Highlighting the deep vulnerabilities exposed by volatile energy trade corridors, the Ministry of Petroleum and Natural Gas has formally directed state-run oil marketing companies (OMCs) to formulate a plan to maintain a minimum 30-day reserve of liquefied petroleum gas (LPG).
The announcement was made by Petroleum Ministry Joint Secretary Sujata Sharma during an inter-ministerial briefing on Friday. The strategic mandate has been issued to the nation’s dominant public-sector fuel retailers: Indian Oil Corporation (IOC), Bharat Petroleum Corporation Limited (BPCL), and Hindustan Petroleum Corporation Limited (HPCL).
The directive aims to permanently scale up India’s emergency energy safeguards, ordering the OMCs to build out this massive infrastructural buffer over and above their routine commercial inventories.
1. The Fuel Catalyst: The Strait of Hormuz Supply Shock
The government’s aggressive pivot toward strategic LPG stockpiling is a direct response to a painful supply squeeze triggered by the ongoing three-month-long conflict in West Asia. The regional friction point has severely choked maritime transit through the critical Strait of Hormuz, a vital choke point governing the absolute majority of India’s daily hydrocarbon intake.
The macro exposure highlighting the need for these reserves rests on critical import dependencies:
- The Gulf Grip: Approximately 40% of India’s crude oil, 65% of its natural gas, and an overwhelming 90% of its total LPG supplies originate from Gulf nations.

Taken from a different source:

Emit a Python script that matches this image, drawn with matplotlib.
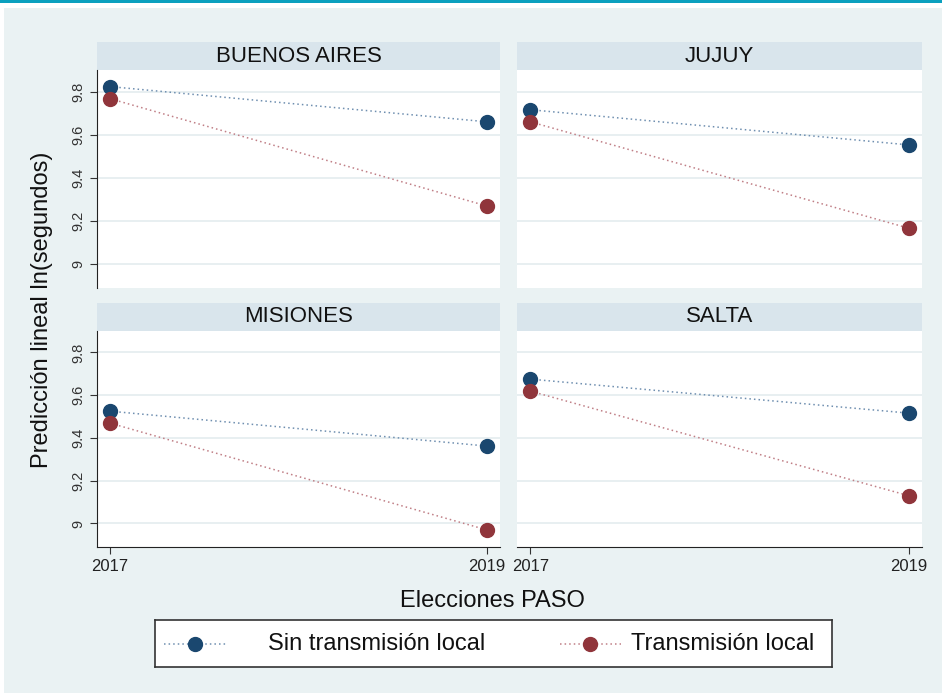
import matplotlib.pyplot as plt
import numpy as np

plt.rcParams['font.family'] = ['Liberation Sans', 'DejaVu Sans']

years = [2017, 2019]
provinces = ["BUENOS AIRES", "JUJUY", "MISIONES", "SALTA"]
series_names = ["Sin transmisión local", "Transmisión local"]

# predicted ln(seconds), per province: [2017, 2019]
sin_trans = [[9.823, 9.660], [9.716, 9.553], [9.525, 9.362], [9.675, 9.516]]
con_trans = [[9.767, 9.270], [9.660, 9.167], [9.469, 8.970], [9.619, 9.130]]
# half-width of confidence intervals
sin_ci = [[0.008, 0.008], [0.016, 0.022], [0.008, 0.008], [0.012, 0.016]]
con_ci = [[0.008, 0.010], [0.020, 0.028], [0.008, 0.010], [0.016, 0.024]]

y_ticks = [9, 9.2, 9.4, 9.6, 9.8]
y_tick_labels = ["9", "9.2", "9.4", "9.6", "9.8"]

navy = "#1a476f"
maroon = "#90353b"
bg = "#eaf2f3"
strip = "#d9e5ec"
grid_c = "#e6eef0"

W, H = 942, 693
fig = plt.figure(figsize=(W / 100, H / 100), dpi=100)
fig.patch.set_facecolor("white")

# background panel and teal line on top
fig.add_artist(plt.Rectangle((4 / W, 0), 1 - 4 / W, 1 - 8 / H, transform=fig.transFigure,
                             facecolor=bg, edgecolor="none", zorder=0))
fig.add_artist(plt.Rectangle((0, 1 - 3 / H), 1, 3 / H, transform=fig.transFigure,
                             facecolor="#0aa0be", edgecolor="none", zorder=0))


def px_axes(x0, y0, x1, y1):
    return fig.add_axes([x0 / W, 1 - y1 / H, (x1 - x0) / W, (y1 - y0) / H])


boxes = [(97, 42, 500, 288), (517, 42, 922, 288),
         (97, 303, 500, 547), (517, 303, 922, 547)]

for i, name in enumerate(provinces):
    x0, ys, x1, y1 = boxes[i]
    y0 = ys + 28
    # title strip
    st = px_axes(x0, ys, x1, y0)
    st.set_facecolor(strip)
    st.set_xticks([])
    st.set_yticks([])
    for s in st.spines.values():
        s.set_visible(False)
    st.text(0.5, 0.5, name, ha="center", va="center", fontsize=16, color="#111111")

    ax = px_axes(x0, y0, x1, y1)
    ax.set_facecolor("white")
    ax.set_xlim(2017 - 0.07, 2019 + 0.07)
    ax.set_ylim(8.89, 9.90)
    ax.set_yticks(y_ticks)
    for yt in y_ticks:
        ax.axhline(yt, color=grid_c, lw=1.3, zorder=1)
    for s in ax.spines.values():
        s.set_visible(False)
    left = i % 2 == 0
    bottom = i >= 2
    if left:
        ax.spines["left"].set_visible(True)
        ax.spines["left"].set_color("#222222")
        ax.set_yticklabels(y_tick_labels, rotation=90, va="center", fontsize=10.5, color="#333333")
        ax.tick_params(axis="y", length=5, color="#333333")
    else:
        ax.tick_params(axis="y", left=False, labelleft=False)
    if bottom:
        ax.spines["bottom"].set_visible(True)
        ax.spines["bottom"].set_color("#222222")
        ax.set_xticks(years)
        ax.set_xticklabels([str(y) for y in years], fontsize=12, color="#222222")
        ax.tick_params(axis="x", length=5, color="#333333")
    else:
        ax.tick_params(axis="x", bottom=False, labelbottom=False)

    ax.plot(years, sin_trans[i], ls=(0, (1, 2)), color="#6f8fb0", lw=1.1, zorder=2)
    ax.plot(years, con_trans[i], ls=(0, (1, 2)), color="#c07f86", lw=1.1, zorder=2)
    ax.errorbar(years, sin_trans[i], yerr=sin_ci[i], fmt="o", color=navy, ms=10,
                ecolor="#9ab0c6", elinewidth=1, capsize=3, zorder=3)
    ax.errorbar(years, con_trans[i], yerr=con_ci[i], fmt="o", color=maroon, ms=10,
                ecolor="#c89a9e", elinewidth=1, capsize=3, zorder=3)

fig.text(42 / W, 1 - 310 / H, "Predicción lineal ln(segundos)", rotation=90,
         ha="center", va="center", fontsize=17, color="#111111")
fig.text(492 / W, 1 - 601 / H, "Elecciones PASO", ha="center", va="center",
         fontsize=17, color="#111111")

# legend
lg = px_axes(155, 620, 832, 667)
lg.set_xlim(155, 832)
lg.set_ylim(0, 1)
lg.set_xticks([])
lg.set_yticks([])
for s in lg.spines.values():
    s.set_color("#333333")
    s.set_linewidth(1.2)
lg.plot([164, 226], [0.5, 0.5], ls=(0, (1, 2)), color="#6f8fb0", lw=1.1)
lg.plot([195], [0.5], "o", color=navy, ms=10)
lg.text(268, 0.5, series_names[0], va="center", fontsize=17, color="#111111")
lg.plot([560, 621], [0.5, 0.5], ls=(0, (1, 2)), color="#c07f86", lw=1.1)
lg.plot([590], [0.5], "o", color=maroon, ms=10)
lg.text(631, 0.5, series_names[1], va="center", fontsize=17, color="#111111")

fig.savefig("out.png", dpi=100)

- The Dynamic Hit: While the country successfully navigated alternative sourcing networks to keep crude oil and natural gas flowing normally, the targeted disruption in global LPG channels hit domestic availability significantly harder.
- Import Drop-off: Commercial tracking intelligence shows that India’s monthly LPG imports crashed heavily amid the height of the crisis, dropping from a steady fiscal average of 2 million tonnes a month down to 1.1 million tonnes in March, and collapsing further to 0.95 million tonnes in April.
2. Managing the Crunch: Commercial Rationing and Refinery Maximization
Unlike crude oil—where the Indian Strategic Petroleum Reserves Limited (ISPRL) maintains massive emergency underground caverns—India holds zero national strategic reserves for LPG or liquefied natural gas (LNG), relying completely on shifting corporate rolling stocks. To insulate more than 33 crore domestic cooking gas households from going dry, the ministry had to step in with aggressive short-term demand-management filters.
First, authorities were forced to temporarily ration and regulate LPG supplies shipped to industrial and commercial consumers. Second, the mandatory minimum time gap allowed between household cylinder refill bookings was deliberately lengthened to conserve local shelf stock.
To offset the massive drop-off in seafaring cargo arrivals, domestic refineries have been operating at full capacity to maximize in-house production. Domestic LPG production has climbed to an all-time high of 52,000 metric tonnes per day, successfully stretching to meet roughly 70% of the current calibrated daily national demand of 72,000 tonnes. The remaining 30% gap is being covered by a combination of alternative shipments from non-Gulf regions—including the US, Russia, and Australia—alongside a gradual clearing of backed-up tankers navigating out of the Persian Gulf.
3. Retail Distortions and Anti-Hoarding Crackdowns
While the ministry firmly repeated that current cooking gas availability remains strictly adequate, with zero “dry-out” stock shortages reported across any regional distribution networks, the parallel retail automotive fuel market is signaling severe stress.
Officials flagged “abnormal and unusual sales” running rampantly across local petrol pumps. More than 150 districts have recorded an unexpected 30% spike in petrol and diesel consumption, with multiple zones seeing localized sales double overnight.
This retail surge is being driven by a combination of seasonal agricultural demand and an aggressive migration of industrial bulk consumers over to standard retail pumps. Because state-owned OMCs have kept retail pump pricing tightly controlled, private fuel retailers have raised their prices much higher to cover losses. This wide price gap has caused private vendor diesel sales to collapse by 38%, pushing an unmanageable tsunami of corporate and industrial consumers to buy their fuel directly from public retail stations instead.
To stabilize distribution, the Petroleum Ministry has coordinated directly with state Chief Secretaries to establish specialized enforcement squads. Over a frantic four-day enforcement window, authorities launched over 6,500 raids targeting LPG storage sites and 900 targeted retail pump audits, resulting in multiple criminal FIRs and arrests to aggressively stamp out illegal industrial fuel diversion and panic-driven black market hoarding.